Why ‘Hire Slow, Fire Fast’ Is A Bunch Of BS,” or so says Danny Boice in a recent Fast Company article that was sent my way.

Well, it is a catch phrase, and as such, has to be catchy and over-simplified.

Hire as quickly and carefully as you can without screwing your business objectives, and also fire as quickly as you should,” is a pretty banal tweet, isn’t it?  BTW, hiring carefully is not the same as waiting for perfection.

Now, Danny is a smart guy, and he writes a fun, opinionated article, but to riff for a second:

Here’s what is easy
- awesome teammates
- obvious duds

The first, because they are awesome.
The second, because you can spot the poor fit within a week or two and part ways right away, usually letting everyone save face (i.e. everyone just agrees to call it a consulting gig).

Here’s what is hard
- people who are ok but not great

They seemed awesome when outside of your walls, but inside, they are decent but not great. It is harder to fire these people fast. Is it them, or you? Perhaps they just need a bit more management attention? better feedback? time to get up the learning curve or settle in? And, since they are not a total wash, and given that everyone on the team is overstretched even with this person, it becomes hard to imagine going back to one less pair of hands.

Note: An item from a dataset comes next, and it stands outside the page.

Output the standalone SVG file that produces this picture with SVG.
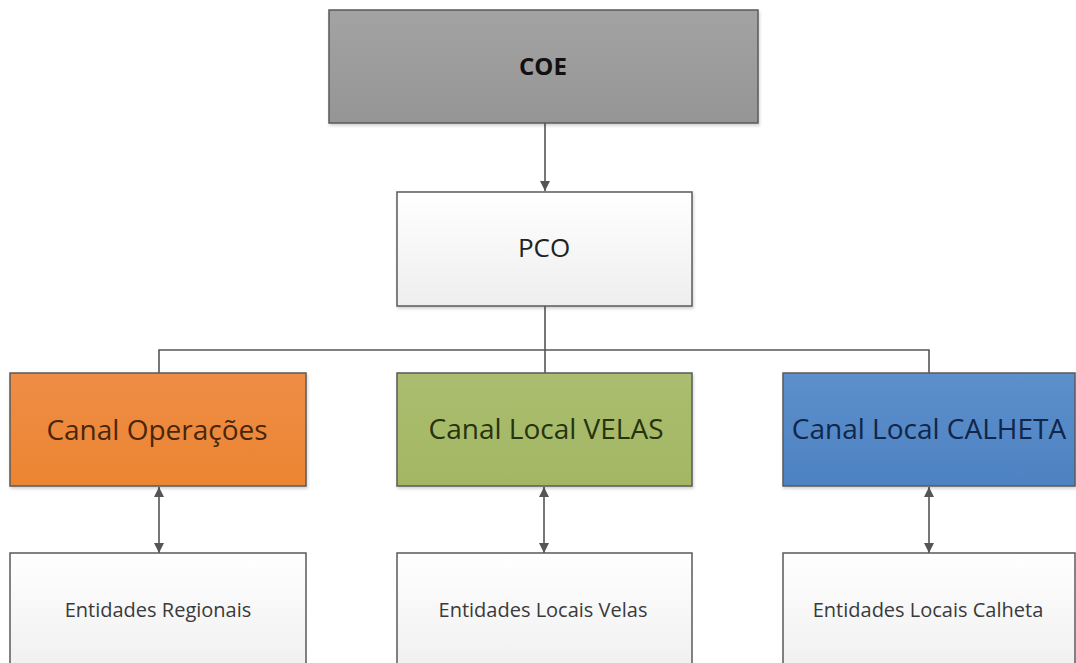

So you give them a longer runway, and all of a sudden 4 months zoom by. And having that B-player on the team has a subtly corrosive effect on the morale and effectiveness of your A-players. But now you have to be even more careful with the legal side of firing, which slows things down further. And now firing them is harder on everyone because the B-player is probably very nice and the team has bonded, even if they know the person isn’t the best fit.

There’s another over-simplified cliche that holds some truth: “A players hire A players, B’s hire C’s, and C’s hire D’s”. It is another reason why B’s are troublesome in high-growth enterprises where you have to scale aggressively.

Over the years, I have gotten more careful about hiring, and faster at firing. I’m also really careful about picking co-founders. That doesn’t mean that I can’t move really fast when the fit seems obvious. Nor is that the same thing as waiting for perfection, because none of us are. Every candidate search is a balance between market supply and demand, your constraints, your goals, and your own urgency.

  • http://theleanstartupmachine.com Trevor Owens

    How to hire is something we can only learn from experience (and bad judgement). I’ve always been a fan of “hire fast, fire fast,” until a good friend told me that “culture beats speed,” which I’m now a big believer in. That said it depends on your time horizon and if you’re bootstrapping or not. In a short time horizon, speed beats culture.

    Perhaps the hardest thing is when an early team member can’t scale with the organization, or turns out to be somebody you didn’t expect.

  • http://giffconstable.com giffc

    I agree that there’s not one size to fit all, as with all things startup.  I’m not a fan of hire fast, fire fast because there is almost always a productivity cost to bringing a new person on to the team — it is disruptive both to start and to fire people.  Being sloppy with hiring is not worth it, and I think this is especially important if you are bootstrapping.

  • http://theleanstartupmachine.com Trevor Owens

    That’s a great point. It also depends on the role you’re hiring for and how important it is in the overall scheme of things. Hiring a senior person could be a huge drain if it doesn’t work out. Though the counterpoint is that many people who suck in interviews can be fantastic (especially if they’re more introverted) and vice versa.

  • http://giffconstable.com giffc

    agree.  I’ve shifted my interviewing approach to pairing (inspired by watching pair dev interviewing) and find it much more effective.